Ia mengatakan beberapa bagian yang berada di dalam susunan rumah-rumah masyarakat Baduy seperti umpak tihang, sunduk, darulung, sarang, pulupuh, gegemi, bilik, cempe, lawang hingga adeg-adeg lawang. Nah beberapa begitu itulah yang nantinya disebut sebagai rumah atau sulah nyanda.




"(Rumah) kita berbentuk sulah nyanda menghadapnya itu berdasarkan sudut pandang matahari, jadi timur ke barat.

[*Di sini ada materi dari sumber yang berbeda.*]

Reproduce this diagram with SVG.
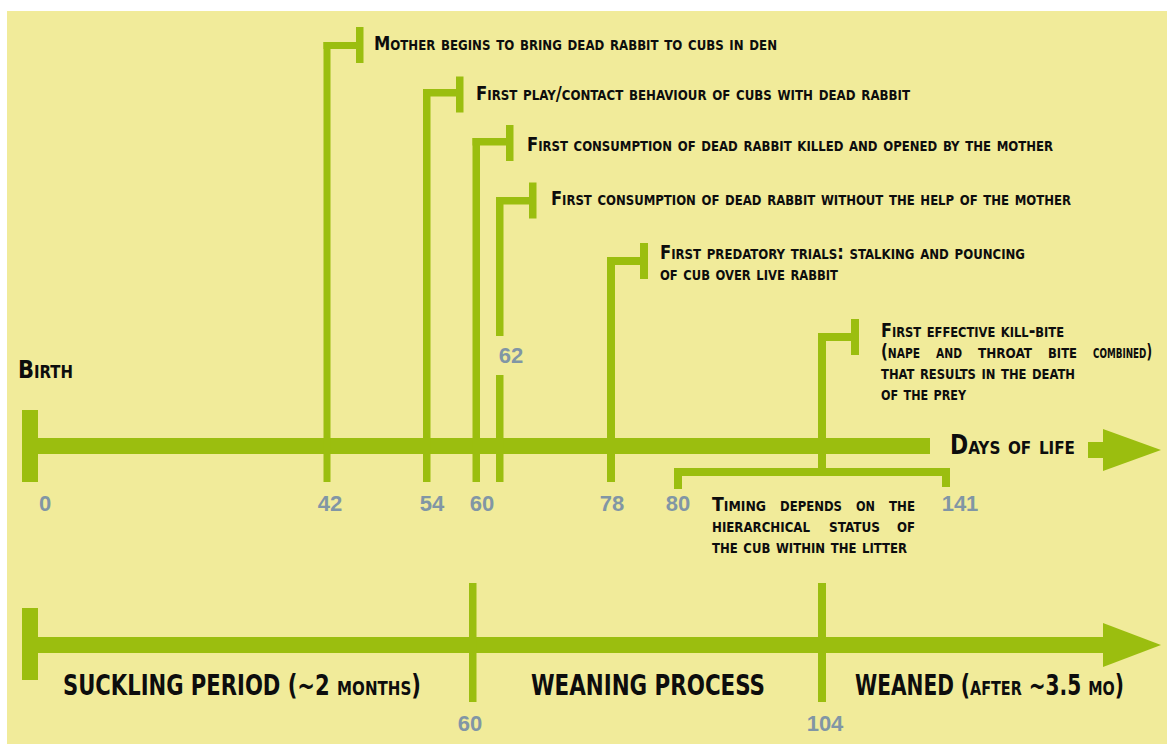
<svg xmlns="http://www.w3.org/2000/svg" width="1167" height="744" viewBox="0 0 1167 744">
<style>
.bg{fill:#F1EB9A}
.g{fill:#9BBE0F}
.t{font-family:"Liberation Sans Narrow","DejaVu Sans Condensed","Liberation Sans",sans-serif;font-weight:bold;fill:#0d0d0d;font-variant:small-caps}
.ev{font-size:19.5px}
.big{font-size:28px}
.n{font-family:"Liberation Sans","DejaVu Sans",sans-serif;font-weight:bold;fill:#8196A5;font-size:22px;text-anchor:middle}
</style>
<rect class="bg" x="7" y="11" width="1160" height="733"/>

<g id="connectors">
  <!-- upper timeline -->
  <rect class="g" x="22" y="438" width="908" height="16"/>
  <rect class="g" x="22" y="410" width="16" height="72"/>
  <rect class="g" x="1088" y="442" width="16" height="16"/>
  <polygon class="g" points="1103,429 1161,450 1103,471"/>
  <!-- 42 -->
  <rect class="g" x="323.5" y="42" width="7" height="440"/>
  <rect class="g" x="323.5" y="42" width="34" height="7"/>
  <rect class="g" x="356" y="27" width="7.5" height="36"/>
  <!-- 54 -->
  <rect class="g" x="423" y="89" width="7.5" height="393"/>
  <rect class="g" x="423" y="89" width="35" height="7.5"/>
  <rect class="g" x="456" y="76.5" width="7.5" height="36"/>
  <!-- 60 -->
  <rect class="g" x="472.5" y="138" width="7.5" height="344"/>
  <rect class="g" x="472.5" y="138" width="35" height="7.5"/>
  <rect class="g" x="506" y="125" width="7.5" height="36"/>
  <!-- 62 -->
  <rect class="g" x="496" y="197" width="7.5" height="139"/>
  <rect class="g" x="496" y="375" width="7.5" height="107"/>
  <rect class="g" x="496" y="197" width="35" height="7.5"/>
  <rect class="g" x="529" y="182.5" width="7.5" height="36"/>
  <!-- 78 -->
  <rect class="g" x="607" y="257" width="8" height="225"/>
  <rect class="g" x="607" y="257" width="35" height="8"/>
  <rect class="g" x="640" y="243" width="8" height="36"/>
  <!-- 104 kill-bite -->
  <rect class="g" x="818" y="333" width="8" height="138"/>
  <rect class="g" x="818" y="333" width="35" height="8"/>
  <rect class="g" x="851" y="319" width="8" height="36"/>
  <!-- bracket 80-141 -->
  <rect class="g" x="674" y="468" width="276" height="8"/>
  <rect class="g" x="674" y="468" width="8" height="21"/>
  <rect class="g" x="942" y="468" width="8" height="19"/>
  <!-- lower timeline -->
  <rect class="g" x="22" y="637" width="1082" height="16"/>
  <rect class="g" x="22" y="608" width="16" height="72"/>
  <polygon class="g" points="1103,623 1161,645 1103,667"/>
  <rect class="g" x="469" y="583" width="7.5" height="119"/>
  <rect class="g" x="818" y="583" width="8" height="119"/>
</g>

<g id="birth"><text class="t" x="18" y="378" font-size="24" textLength="55" lengthAdjust="spacingAndGlyphs">Birth</text></g>
<g id="days-of-life"><text class="t" x="950" y="454" font-size="26" textLength="125" lengthAdjust="spacingAndGlyphs">Days of life</text></g>

<g id="ev42"><text class="t ev" x="374" y="50" textLength="403" lengthAdjust="spacingAndGlyphs">Mother begins to bring dead rabbit to cubs in den</text></g>
<g id="ev54"><text class="t ev" x="476" y="100" textLength="434" lengthAdjust="spacingAndGlyphs">First play/contact behaviour of cubs with dead rabbit</text></g>
<g id="ev60"><text class="t ev" x="527" y="151" textLength="526" lengthAdjust="spacingAndGlyphs">First consumption of dead rabbit killed and opened by the mother</text></g>
<g id="ev62"><text class="t ev" x="551" y="205" textLength="520" lengthAdjust="spacingAndGlyphs">First consumption of dead rabbit without the help of the mother</text></g>
<g id="ev78">
  <text class="t ev" x="660" y="259" textLength="365" lengthAdjust="spacingAndGlyphs">First predatory trials: stalking and pouncing</text>
  <text class="t ev" x="660" y="280" textLength="178" lengthAdjust="spacingAndGlyphs">of cub over live rabbit</text>
</g>
<g id="ev104">
  <text class="t ev" x="881" y="337" textLength="183" lengthAdjust="spacingAndGlyphs">First effective kill-bite</text>
  <text class="t ev" y="358"><tspan x="881" textLength="39" lengthAdjust="spacingAndGlyphs">(nape</tspan> <tspan x="936" textLength="26" lengthAdjust="spacingAndGlyphs">and</tspan> <tspan x="978" textLength="54" lengthAdjust="spacingAndGlyphs">throat</tspan> <tspan x="1048" textLength="29" lengthAdjust="spacingAndGlyphs">bite</tspan> <tspan x="1093" textLength="59" lengthAdjust="spacingAndGlyphs">combined)</tspan></text>
  <text class="t ev" x="881" y="379" textLength="194" lengthAdjust="spacingAndGlyphs">that results in the death</text>
  <text class="t ev" x="881" y="400" textLength="85" lengthAdjust="spacingAndGlyphs">of the prey</text>
</g>
<g id="timing">
  <text class="t ev" y="511"><tspan x="712" textLength="54" lengthAdjust="spacingAndGlyphs">Timing</tspan> <tspan x="780" textLength="62" lengthAdjust="spacingAndGlyphs">depends</tspan> <tspan x="856" textLength="19" lengthAdjust="spacingAndGlyphs">on</tspan> <tspan x="889" textLength="26" lengthAdjust="spacingAndGlyphs">the</tspan></text>
  <text class="t ev" y="532"><tspan x="712" textLength="98" lengthAdjust="spacingAndGlyphs">hierarchical</tspan> <tspan x="829" textLength="51" lengthAdjust="spacingAndGlyphs">status</tspan> <tspan x="897" textLength="18" lengthAdjust="spacingAndGlyphs">of</tspan></text>
  <text class="t ev" x="712" y="553" textLength="195" lengthAdjust="spacingAndGlyphs">the cub within the litter</text>
</g>

<g id="numbers">
  <text class="n" x="45" y="511">0</text>
  <text class="n" x="330" y="511">42</text>
  <text class="n" x="432" y="511">54</text>
  <text class="n" x="482" y="511">60</text>
  <text class="n" x="511" y="363">62</text>
  <text class="n" x="612" y="511">78</text>
  <text class="n" x="678" y="511">80</text>
  <text class="n" x="960" y="511">141</text>
  <text class="n" x="470" y="731">60</text>
  <text class="n" x="825" y="731">104</text>
</g>

<g id="suckling"><text class="t big" x="63" y="695" textLength="358" lengthAdjust="spacingAndGlyphs">SUCKLING PERIOD (~2 months)</text></g>
<g id="weaning"><text class="t big" x="531" y="695" textLength="234" lengthAdjust="spacingAndGlyphs">WEANING PROCESS</text></g>
<g id="weaned"><text class="t big" x="855" y="695" textLength="269" lengthAdjust="spacingAndGlyphs">WEANED (after ~3.5 mo)</text></g>
</svg>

Terus pintunya ada tiga, itu berdasarkan filosofi yaitu Nista Maja Utama," kata Jamal.



"Segala apapun kita harus disimpulkan tidak bisa kita semata-mata memutuskan atau memvonis tanpa dipikirkan matang-matang terlebih dahulu, itu salah satu filosofinya. Karena rumah itu, kita diwajibkan untuk punya rumah karena itu salah satu bentuk kalau istilah Sunda mengatakan, istilah orang Baduy itu panetep iman," ujar dia.


Kemudian yang dimaksud panetep iman dalam kepercayaan yang masyarakat Baduy imani seperti saat kita (masyarakat Baduy) belum memiliki rumah sendiri itu seperti iman yang belum sempurna.


"Kalau kita tidak ada rumah, rasa keimanan kita itu belum bisa simpulkan," kata dia lagi.


Jamal pun mengakui hal tersebut bukanlah hal yang mudah untuk dicapai, memiliki rumah sendiri butuh proses yang panjang (kecuali memang diberikan warisan). Terlebih sebagai kepala keluarga, kerja keras menurutnya menjadi sebuah kewajiban untuk rasa tanggung jawab kepada keluarnya.


Struktur rumah masyarakat Baduy semua terdiri dari kayu dan tidak boleh menggunakan tiang besi dan menggunakan kayu jati, karena itu melanggar aturan adat. Banyak jenis kayu yang biasa mereka gunakan seperti mahoni, kikian hingga kayu lamban.


"Yang penting tidak melakukan pelanggaran-pelanggaran adat, salah satunya kita menggunakan tiang besi atau misalkan menggunakan kayu-kayu yang melanggar aturan menurut orang Baduy jadi kayak kayu jati. Itu menurut orang Baduy pelanggaran," ujar Jamal.


Adapun beberapa jenis kayu lainnya yang memang tak boleh dijadikan bahan untuk membuat rumah.



Masyarakat Baduy menyimpan hasil panen padi mereka pada sebuah lumbung. Yuk kita lihat dereta lumbung pagi warga Baduy Luar.

ATM-nya Masyarakat Baduy


Lalu, Jamal pun menjelaskan bangunan yang menjadi penting lainnya bagi masyarakat adat Baduy adalah lumbung padi atau disebut leuit. Ia mengatakan setiap keluarga memiliki satu leuit yang setiap leuitnya bisa menampung hingga ratusan kilogram beras.


Dan beras-beras tersebut tidak boleh dipakai setiap hari, beras yang ada di dalam leuit itu bisa diambil dan diolah hanya dalam keadaan-keadaan mendesak saja. Jadi untuk konsumsi nasi sehari-hari masyarakat Baduy harus membeli beras.


"Karena itu salah satu ketahanan pangan masyarakat Baduy. Kalau orang Baduy apalagi zaman-zaman dulu tidak ada ATM, itulah ATM-nya orang Baduy," ucap Jamal.



Karena masyarakat Baduy adalah masyarakat yang bercocok tanam, terlebih padi. Maka menurut Jamal, leuit adalah sesuatu yang wajib untuk dimiliki oleh orang-orang Baduy.


"Kita wajib punya wadah lah istilahnya jadi terkait dengan berat atau seberapa banyak padi itu nggak nentu (di dalam leuit). Kalau memang rumah tangganya sudah lama, ada juga yang turun-temurun dari bapaknya, ada yang dari neneknya," terang Jamal terkait seberapa banyak padi di dalam leuit.


Sama seperti bangunan rumah, leuit juga tak bisa sembarangan dibangun. Bahan kayu yang digunakan juga tak sembarangan, harus sesuai dengan ketentuan adat di sana. Jamal mengatakan jika sudah disebutkan pamali oleh kokolot di sana maka pantang untuk dilanggar.


"Kalau menurut orang Baduy, ketika dikalimatkan sama kokolot itu pamali, kita nurut. Karena takut ada malapetaka, entah itu wabahnya seperti kita tidak memaksakan karena pasti kokolot ketika menganjurkan kalimat pamali berarti demi kenyamanan dan keamanan kita bersama," ujar Jamal.